Democratic House leader Nancy Pelosi (back left, in red) participates in the opening of the 116th Congress at the US Capitol in Washington on Jan. 3, 2019. EFE-EPA

Democratic House leader Nancy Pelosi (back left, in red) participates in the opening of the 116th Congress at the US Capitol in Washington on Jan. 3, 2019. EFE-EPA

EFE

The likely next speaker of the House of Representatives, Democrat Nancy Pelosi , warned President Donald Trump that the new Democratic majority in that chamber of Congress will be watching him closely, according to an interview published Thursday by USA Today.

"(Trump) was used to serving with a Republican Congress, House and Senate that was a rubber stamp to him. That won’t be the case” any longer, the 78-year-old Pelosi told USA Today. “Oversight of government by the Congress is our responsibility.

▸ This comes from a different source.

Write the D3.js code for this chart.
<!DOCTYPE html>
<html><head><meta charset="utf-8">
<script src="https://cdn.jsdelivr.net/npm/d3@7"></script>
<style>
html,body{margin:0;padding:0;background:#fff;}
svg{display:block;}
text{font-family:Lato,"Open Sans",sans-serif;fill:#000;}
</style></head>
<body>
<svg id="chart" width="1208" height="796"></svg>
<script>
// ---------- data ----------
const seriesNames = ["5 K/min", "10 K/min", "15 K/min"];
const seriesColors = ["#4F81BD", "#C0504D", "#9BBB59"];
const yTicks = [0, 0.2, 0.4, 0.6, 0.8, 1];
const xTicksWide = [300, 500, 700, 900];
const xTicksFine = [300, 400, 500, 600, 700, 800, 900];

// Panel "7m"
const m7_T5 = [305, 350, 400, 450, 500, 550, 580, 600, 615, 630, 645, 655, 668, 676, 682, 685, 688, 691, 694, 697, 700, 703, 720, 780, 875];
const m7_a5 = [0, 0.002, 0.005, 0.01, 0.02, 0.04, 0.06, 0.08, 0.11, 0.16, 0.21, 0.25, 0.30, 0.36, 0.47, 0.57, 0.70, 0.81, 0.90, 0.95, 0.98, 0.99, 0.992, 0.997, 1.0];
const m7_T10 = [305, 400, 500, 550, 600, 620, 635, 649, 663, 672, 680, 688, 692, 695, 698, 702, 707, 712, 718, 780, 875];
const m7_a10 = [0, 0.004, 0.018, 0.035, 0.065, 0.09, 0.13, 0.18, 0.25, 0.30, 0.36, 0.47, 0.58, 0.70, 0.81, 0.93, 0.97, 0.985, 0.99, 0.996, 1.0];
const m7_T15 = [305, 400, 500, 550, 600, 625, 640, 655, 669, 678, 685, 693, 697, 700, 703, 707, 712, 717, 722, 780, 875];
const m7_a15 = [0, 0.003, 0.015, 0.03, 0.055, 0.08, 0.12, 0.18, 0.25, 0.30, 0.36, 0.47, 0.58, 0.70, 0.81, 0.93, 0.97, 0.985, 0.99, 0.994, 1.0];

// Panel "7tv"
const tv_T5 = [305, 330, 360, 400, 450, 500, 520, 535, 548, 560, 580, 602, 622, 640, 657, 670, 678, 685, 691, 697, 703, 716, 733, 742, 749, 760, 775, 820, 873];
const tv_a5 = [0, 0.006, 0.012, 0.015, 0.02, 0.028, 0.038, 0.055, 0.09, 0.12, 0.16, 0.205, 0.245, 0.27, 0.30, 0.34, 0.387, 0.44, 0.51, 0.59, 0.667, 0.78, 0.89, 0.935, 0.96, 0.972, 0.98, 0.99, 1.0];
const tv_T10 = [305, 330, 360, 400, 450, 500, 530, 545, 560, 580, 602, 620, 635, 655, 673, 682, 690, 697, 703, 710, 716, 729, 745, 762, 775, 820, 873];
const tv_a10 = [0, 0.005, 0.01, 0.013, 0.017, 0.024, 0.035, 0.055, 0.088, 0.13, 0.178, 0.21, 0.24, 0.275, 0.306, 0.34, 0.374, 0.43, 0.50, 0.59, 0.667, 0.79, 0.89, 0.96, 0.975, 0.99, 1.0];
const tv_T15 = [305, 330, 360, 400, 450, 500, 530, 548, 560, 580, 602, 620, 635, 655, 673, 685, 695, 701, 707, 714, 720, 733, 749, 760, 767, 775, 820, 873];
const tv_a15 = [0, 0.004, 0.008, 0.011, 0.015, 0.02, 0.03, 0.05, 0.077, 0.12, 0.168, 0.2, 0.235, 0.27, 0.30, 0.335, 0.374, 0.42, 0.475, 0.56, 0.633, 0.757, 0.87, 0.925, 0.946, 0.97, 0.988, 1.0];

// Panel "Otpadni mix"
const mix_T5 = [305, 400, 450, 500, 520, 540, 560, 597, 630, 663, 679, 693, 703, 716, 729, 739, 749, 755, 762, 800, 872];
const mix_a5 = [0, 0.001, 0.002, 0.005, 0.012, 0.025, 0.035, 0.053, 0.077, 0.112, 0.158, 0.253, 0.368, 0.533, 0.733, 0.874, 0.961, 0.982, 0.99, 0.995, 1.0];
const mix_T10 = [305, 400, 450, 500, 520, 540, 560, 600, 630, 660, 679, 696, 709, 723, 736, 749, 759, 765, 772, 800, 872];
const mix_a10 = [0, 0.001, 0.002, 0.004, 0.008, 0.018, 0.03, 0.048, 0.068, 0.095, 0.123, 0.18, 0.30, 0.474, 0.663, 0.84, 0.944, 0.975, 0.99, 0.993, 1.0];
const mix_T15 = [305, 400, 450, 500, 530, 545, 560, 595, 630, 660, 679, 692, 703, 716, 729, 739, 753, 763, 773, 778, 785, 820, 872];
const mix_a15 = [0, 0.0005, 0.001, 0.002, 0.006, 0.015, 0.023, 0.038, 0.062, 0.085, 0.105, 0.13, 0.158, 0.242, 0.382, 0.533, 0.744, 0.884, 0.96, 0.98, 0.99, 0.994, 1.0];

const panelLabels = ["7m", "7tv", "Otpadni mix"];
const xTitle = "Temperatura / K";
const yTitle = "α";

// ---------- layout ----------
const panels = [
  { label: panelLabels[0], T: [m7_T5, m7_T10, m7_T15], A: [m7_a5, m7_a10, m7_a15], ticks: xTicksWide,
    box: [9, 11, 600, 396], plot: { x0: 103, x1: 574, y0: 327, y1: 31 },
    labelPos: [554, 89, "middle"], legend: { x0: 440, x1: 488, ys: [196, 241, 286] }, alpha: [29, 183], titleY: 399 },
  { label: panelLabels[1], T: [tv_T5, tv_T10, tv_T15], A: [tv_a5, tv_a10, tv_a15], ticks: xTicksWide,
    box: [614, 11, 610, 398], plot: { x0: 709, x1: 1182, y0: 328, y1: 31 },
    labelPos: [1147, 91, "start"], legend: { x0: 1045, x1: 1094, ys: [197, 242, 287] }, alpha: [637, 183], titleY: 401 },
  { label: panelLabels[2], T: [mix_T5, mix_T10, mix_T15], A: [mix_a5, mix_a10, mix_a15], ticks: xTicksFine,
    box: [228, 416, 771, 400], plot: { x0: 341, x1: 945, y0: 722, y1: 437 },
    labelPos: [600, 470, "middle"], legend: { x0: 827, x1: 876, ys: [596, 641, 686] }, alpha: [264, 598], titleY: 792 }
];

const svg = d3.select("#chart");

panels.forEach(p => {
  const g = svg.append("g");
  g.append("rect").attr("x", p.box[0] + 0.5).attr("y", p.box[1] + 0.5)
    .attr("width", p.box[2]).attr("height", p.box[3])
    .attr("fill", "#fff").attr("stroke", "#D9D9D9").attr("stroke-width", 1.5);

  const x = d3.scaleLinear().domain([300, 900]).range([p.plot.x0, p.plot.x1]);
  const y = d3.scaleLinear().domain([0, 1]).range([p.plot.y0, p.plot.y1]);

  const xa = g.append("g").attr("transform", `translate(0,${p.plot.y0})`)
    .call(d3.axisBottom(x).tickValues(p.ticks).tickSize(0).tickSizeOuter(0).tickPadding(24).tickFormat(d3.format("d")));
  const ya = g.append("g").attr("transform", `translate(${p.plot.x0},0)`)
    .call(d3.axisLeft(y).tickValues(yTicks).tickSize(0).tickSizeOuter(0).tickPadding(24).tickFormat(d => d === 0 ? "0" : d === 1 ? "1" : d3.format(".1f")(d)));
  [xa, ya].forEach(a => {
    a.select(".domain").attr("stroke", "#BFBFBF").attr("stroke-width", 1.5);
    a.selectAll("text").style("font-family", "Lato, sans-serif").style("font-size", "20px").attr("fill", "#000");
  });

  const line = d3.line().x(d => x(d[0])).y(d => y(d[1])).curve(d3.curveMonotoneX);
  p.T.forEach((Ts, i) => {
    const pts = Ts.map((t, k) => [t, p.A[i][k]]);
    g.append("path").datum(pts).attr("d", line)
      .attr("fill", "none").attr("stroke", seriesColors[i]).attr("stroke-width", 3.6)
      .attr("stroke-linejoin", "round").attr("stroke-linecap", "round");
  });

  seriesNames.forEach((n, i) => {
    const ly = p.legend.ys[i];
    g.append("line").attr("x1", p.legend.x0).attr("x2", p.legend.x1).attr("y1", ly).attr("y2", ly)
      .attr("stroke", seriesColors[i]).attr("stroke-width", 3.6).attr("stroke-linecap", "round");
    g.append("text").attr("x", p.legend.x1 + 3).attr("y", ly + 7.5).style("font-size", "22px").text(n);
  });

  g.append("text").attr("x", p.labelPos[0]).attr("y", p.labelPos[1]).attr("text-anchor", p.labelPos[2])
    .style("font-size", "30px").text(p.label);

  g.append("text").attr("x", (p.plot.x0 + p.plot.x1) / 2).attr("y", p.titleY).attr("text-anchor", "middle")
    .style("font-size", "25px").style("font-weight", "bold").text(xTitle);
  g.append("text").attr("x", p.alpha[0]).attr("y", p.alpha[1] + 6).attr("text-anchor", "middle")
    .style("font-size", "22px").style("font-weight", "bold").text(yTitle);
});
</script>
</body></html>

The Democrats , who retook control of the lower house in the midterm elections last November, will now have the opportunity to launch investigations into the executive branch via different committees, including the Judiciary Committee.

Pelosi, who will retake the speaker’s gavel on Thursday after eight years in the House minority, is planning to confront Trump on different fronts, from investigating the deaths of migrant children in US custody to demanding his tax returns.

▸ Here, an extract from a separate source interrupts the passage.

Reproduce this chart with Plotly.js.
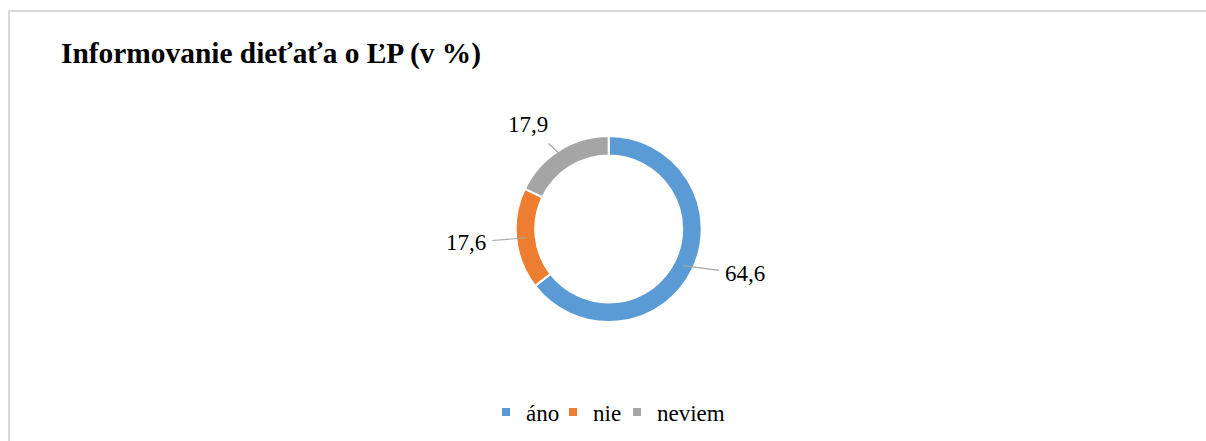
<!DOCTYPE html>
<html>
<head>
<meta charset="utf-8">
<script src="https://cdn.plot.ly/plotly-3.0.1.min.js"></script>
<style>
  html, body { margin: 0; padding: 0; background: #fff; overflow: hidden; }
  #chart { position: absolute; left: 0; top: 0; width: 1206px; height: 441px; }
  #frame { position: absolute; left: 8px; top: 10px; width: 1220px; height: 460px;
           border: 2px solid #d9d9d9; pointer-events: none; box-sizing: border-box; }
</style>
</head>
<body>
<div id="chart"></div>
<div id="frame"></div>
<script>
// ---- data ----
const categories = ["áno", "nie", "neviem"];
const values = [64.6, 17.6, 17.9];
const valueLabels = ["64,6", "17,6", "17,9"];
const colors = ["#5B9BD5", "#ED7D31", "#A5A5A5"];

// ---- layout constants ----
const W = 1206, H = 441;
const CX = 608.7, CY = 229, R = 93, HOLE = 0.79;
const labelOffsets = [[62, 8], [-60, 5], [-36, -34]]; // label offset from leader start (px)
const legendWidths = [22, 19, 70];
const FONT = "'Liberation Serif', 'Times New Roman', Times, serif";

const pie = {
  type: "pie",
  values: values,
  labels: categories,
  sort: false,
  direction: "clockwise",
  rotation: 0,
  hole: HOLE,
  textinfo: "none",
  hoverinfo: "label+value",
  showlegend: false,
  marker: { colors: colors, line: { color: "#ffffff", width: 2 } },
  domain: { x: [(CX - R) / W, (CX + R) / W], y: [1 - (CY + R) / H, 1 - (CY - R) / H] }
};

// legend entries with small square markers
const legendTraces = categories.map((c, i) => ({
  type: "scatter", mode: "markers", x: [null], y: [null], name: c,
  marker: { symbol: "square", size: 8, color: colors[i] },
  legendwidth: legendWidths[i],
  showlegend: true, hoverinfo: "skip"
}));

// leader lines + labels computed from data angles
const total = values.reduce((a, b) => a + b, 0);
const rMid = R * (1 + HOLE) / 2;
let cum = 0;
const annotations = values.map((v, i) => {
  const mid = (cum + v / 2) / total * 2 * Math.PI;
  cum += v;
  const px = CX + rMid * Math.sin(mid);
  const py = CY - rMid * Math.cos(mid);
  return {
    x: px / W, y: 1 - py / H, xref: "paper", yref: "paper",
    text: valueLabels[i], showarrow: true, arrowhead: 0, arrowwidth: 1.2,
    arrowcolor: "#a6a6a6", ax: labelOffsets[i][0], ay: labelOffsets[i][1],
    borderpad: 6,
    font: { family: FONT, size: 23, color: "#000000" }
  };
});

const layout = {
  width: W, height: H,
  margin: { l: 0, r: 0, t: 0, b: 0 },
  paper_bgcolor: "#ffffff", plot_bgcolor: "#ffffff",
  title: {
    text: "<b>Informovanie dieťaťa o ĽP (v %)</b>",
    font: { family: FONT, size: 29.4, color: "#000000" },
    xref: "container", yref: "container",
    x: 61 / W, xanchor: "left", y: 1 - 53 / H, yanchor: "middle"
  },
  xaxis: { visible: false }, yaxis: { visible: false },
  showlegend: true,
  legend: {
    orientation: "h", x: 486 / W, xanchor: "left", y: 1 - 412 / H, yanchor: "middle",
    font: { family: FONT, size: 23, color: "#000000" },
    itemwidth: 30, bgcolor: "rgba(0,0,0,0)"
  },
  annotations: annotations
};

Plotly.newPlot("chart", [pie].concat(legendTraces), layout, { displayModeBar: false, staticPlot: true });
</script>
</body>
</html>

Protecting the work of Special Counsel Robert Mueller, tasked with heading the so-called Russia probe investigation and who has been harshly criticized by Trump, will be another of her priorities as head of the new Democratic majority.

However, before beginning to deal with these issues, Pelosi will try to end the current partial government shutdown, now in its 13th day.

The government has been partially shut down since Dec. 22 after negotiations between Republican and Democratic lawmakers reached an impasse because of Trump’s demand that the budget bill include more than $5 billion for construction of the wall, which the Democrats regard as anathema and against American values.

The shutdown has idled some 800,000 of the 2.1 million federal workers, including the Transportation and Justice departments, as well as dozens of national parks, which are normally a big tourist draw.

Pelosi and other Democratic leaders met on Wednesday with Trump at the White House to present to him their proposal to end the partial shutdown, albeit without providing the more than $5 billion in funding the president is demanding to build his much-touted wall along the US-Mexico border.

Both the White House and Senate Majority Leader Mitch McConnell rejected the Democrats’ proposal and Trump called another meeting with top lawmakers for Friday.